If Microsoft’s experience over the past year is any gauge, the companies are approaching the task thoughtfully. But good intentions and careful investments won’t be enough to address a complex, urgent dilemma decades in the making. “We can’t expect that a couple of corporate gifts is somehow going to solve the problem,” says Jenny Schuetz, a fellow at the Brookings Institution who studies housing policy. “The scale of need is just so much bigger.”

On Jan. 15, Microsoft—now valued at more than $1.2 trillion—announced an additional $250 million line of credit to the Washington State Housing Finance Commission, along with several new projects and grants. The company’s efforts so far are expected to preserve or create more than 6,700 affordable homes, with about half the $750 million total yet to be committed. Still, even Microsoft acknowledges that it wants to pick up the pace. “There is great momentum,” says Jane Broom, senior director of Microsoft Philanthropies and one of four executives at the company who’ve been putting the pledge into action. “But we really do want to move faster.”

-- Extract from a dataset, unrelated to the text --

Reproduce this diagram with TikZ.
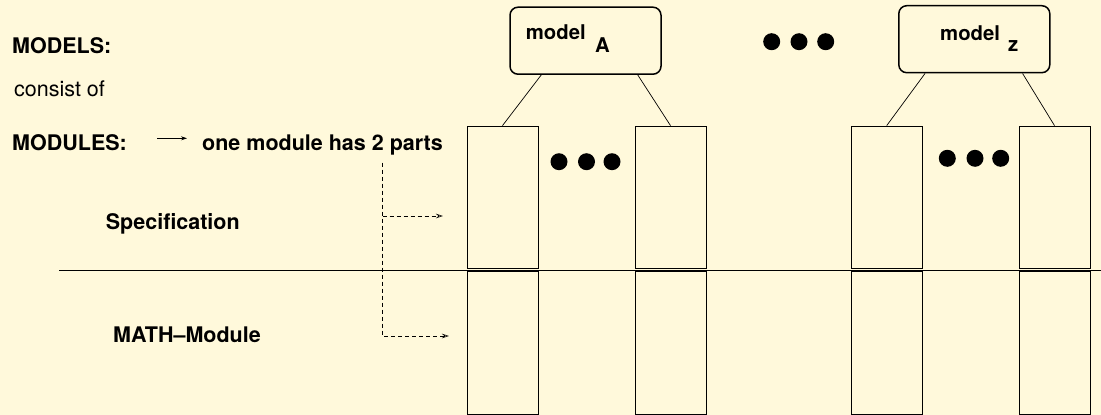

Last spring, Microsoft asked developers to present their best ideas for building and preserving middle-and low-income housing. “To be honest,” Broom says, “we were a little underwhelmed.” Most of the 15 or so proposed projects weren’t far enough along to fund, she says, or didn’t target the suburbs Microsoft wanted—within an hour’s commute of Bellevue, Wash., near its Redmond headquarters, areas where there are few affordable developments under way. The standout proposal was from the King County Housing Authority, which administers federal rental assistance and owns more than 11,000 units in the cities around Seattle.

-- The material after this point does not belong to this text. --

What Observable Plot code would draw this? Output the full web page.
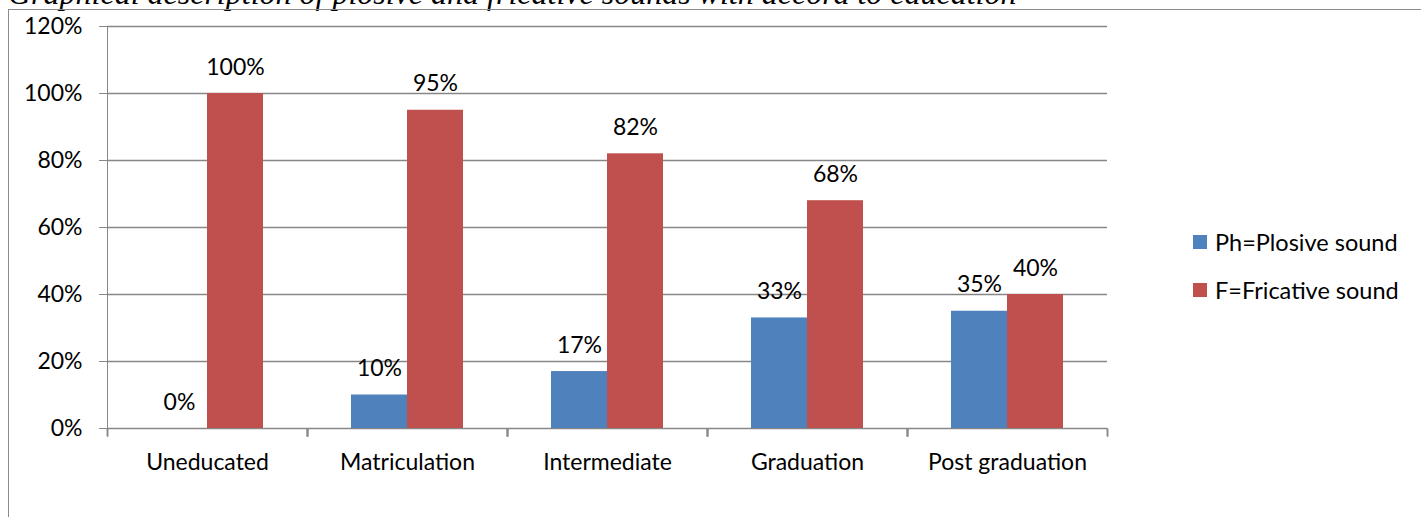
<!DOCTYPE html>
<html>
<head>
<meta charset="utf-8">
<script src="https://cdn.jsdelivr.net/npm/d3@7"></script>
<script src="https://cdn.jsdelivr.net/npm/@observablehq/plot@0.6"></script>
<style>
  html, body { margin: 0; padding: 0; background: #fff; overflow: hidden; }
  #wrap { position: relative; width: 1421px; height: 517px; overflow: hidden; }
  #title { position: absolute; left: 8px; top: -25px; font-family: "Liberation Serif", serif; font-style: italic; font-size: 32px; line-height: 37px; white-space: nowrap; color: #000; }
  #box { position: absolute; left: 8px; top: 9px; width: 1440px; height: 540px; border: 1.5px solid #8c8c8c; box-sizing: border-box; }
  #chart { position: absolute; left: 0; top: 0; }
  #chart svg text { fill: #000; }
  #legend { position: absolute; left: 1193px; top: 229px; }
  #legend, #legend * { font-family: Lato, sans-serif !important; font-size: 23.5px !important; color: #000; }
  #legend > div { margin: 0 !important; }
  #legend > div > div { line-height: 26px; margin: 0 0 22px 0; padding: 0; }
  #legend svg { margin-right: 8px !important; }
</style>
</head>
<body>
<div id="wrap">
  <div id="title">Graphical description of plosive and fricative sounds with accord to education</div>
  <div id="box"></div>
  <div id="chart"></div>
  <div id="legend"></div>
</div>
<script>
// Education levels and the share of each sound type per level
const categories = ["Uneducated", "Matriculation", "Intermediate", "Graduation", "Post graduation"];
const seriesNames = ["Ph=Plosive sound", "F=Fricative sound"];
const plosive = [0.00, 0.10, 0.17, 0.33, 0.35];
const fricative = [1.00, 0.95, 0.82, 0.68, 0.40];
const yTicks = [0, 0.2, 0.4, 0.6, 0.8, 1.0, 1.2];
const seriesColors = ["#4F81BD", "#C0504D"];

// Long-format rows for the grouped bars
const rows = categories.flatMap((category, i) => [
  {category, series: seriesNames[0], value: plosive[i]},
  {category, series: seriesNames[1], value: fricative[i]}
]);

const gray = "#878787";
const pct = d3.format(".0%");
// short vertical stroke used for the category divider ticks under the baseline
const dividerTick = {draw(ctx) { ctx.moveTo(0, 0); ctx.lineTo(0, 8); }};

const chart = Plot.plot({
  width: 1421,
  height: 517,
  marginLeft: 105,
  marginRight: 313,
  marginTop: 26,
  marginBottom: 89,
  style: {fontFamily: "Lato, sans-serif", fontSize: "23px", color: gray, background: "transparent"},
  facet: {data: rows, x: "category"},
  fx: {domain: categories, padding: 0, label: null, axis: "bottom", tickSize: 0, tickPadding: 25},
  x: {domain: seriesNames, paddingInner: 0, paddingOuter: 0.76, axis: null},
  y: {domain: [0, 1.2], ticks: yTicks, tickFormat: pct, tickSize: 8, tickPadding: 17, label: null, line: true},
  color: {domain: seriesNames, range: seriesColors},
  marks: [
    Plot.ruleY(yTicks, {stroke: gray, strokeWidth: 1.5}),
    Plot.barY(rows, {x: "series", y: "value", fill: "series"}),
    Plot.text(rows, {x: "series", y: "value", text: d => pct(d.value), lineAnchor: "bottom", dy: -19, fill: "#000", fontSize: 23}),
    Plot.dot(rows, {frameAnchor: "bottom-left", symbol: dividerTick, stroke: gray, strokeWidth: 1.5}),
    Plot.dot(rows, {frameAnchor: "bottom-right", symbol: dividerTick, stroke: gray, strokeWidth: 1.5})
  ]
});
document.getElementById("chart").appendChild(chart);

const legend = Plot.legend({
  color: {domain: seriesNames, range: seriesColors},
  legend: "swatches",
  columns: 1,
  swatchSize: 14
});
document.getElementById("legend").appendChild(legend);
</script>
</body>
</html>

On a damp morning just before the new year, Dan Watson, the housing authority’s deputy director for development, stepped into a two-bedroom apartment at Kendall Ridge, a low-slung 1970s-era Bellevue complex. A cozy living room with thick brown carpet opened onto a clean but dated kitchen. It’s nothing opulent, but at $1,800 a month, it’s a good deal for a home on a rapid bus line in a Seattle suburb known for high-quality schools. In the age of Microsoft and Seattle-based Inc., comparably sized apartments in the neighborhood might go for $2,100 a month. “What happens is that big money takes on these places,” Watson says. “They’ll upgrade appliances, fixtures, cabinets, bathrooms. Then they’ll bump the rents quite a bit.”

Microsoft Learns Money Alone Can’t Fix Seattle’s Housing Mess

Not at Kendall Ridge. Last year, Watson’s group used a $60 million loan from Microsoft (interest-only for 15 years at 1%) to help buy the complex and four other properties in the region. Its plan is to boost rents only as much as the housing authority’s operating costs rise—typically about 3% a year, vs. 5% to 8% a year for a market-rent increase in the area. Over time, that difference could add up, saving renters hundreds of dollars a month and keeping about 1,000 apartments markedly more affordable.

Such technocratic solutions don’t lend themselves to ribbon-cuttings, but they can be effective. Preserving a unit of affordable housing costs around $300,000 to $350,000 in the Seattle area, compared with more than $400,000 for new construction, says Stephen Norman, the housing authority’s executive director. Preservation, however, requires competing with aggressive private investors looking to gut units and start fresh. “When a property goes on the market, you have about three nanoseconds to put your money up,” Norman says. Microsoft’s money has helped his organization keep pace with higher prices.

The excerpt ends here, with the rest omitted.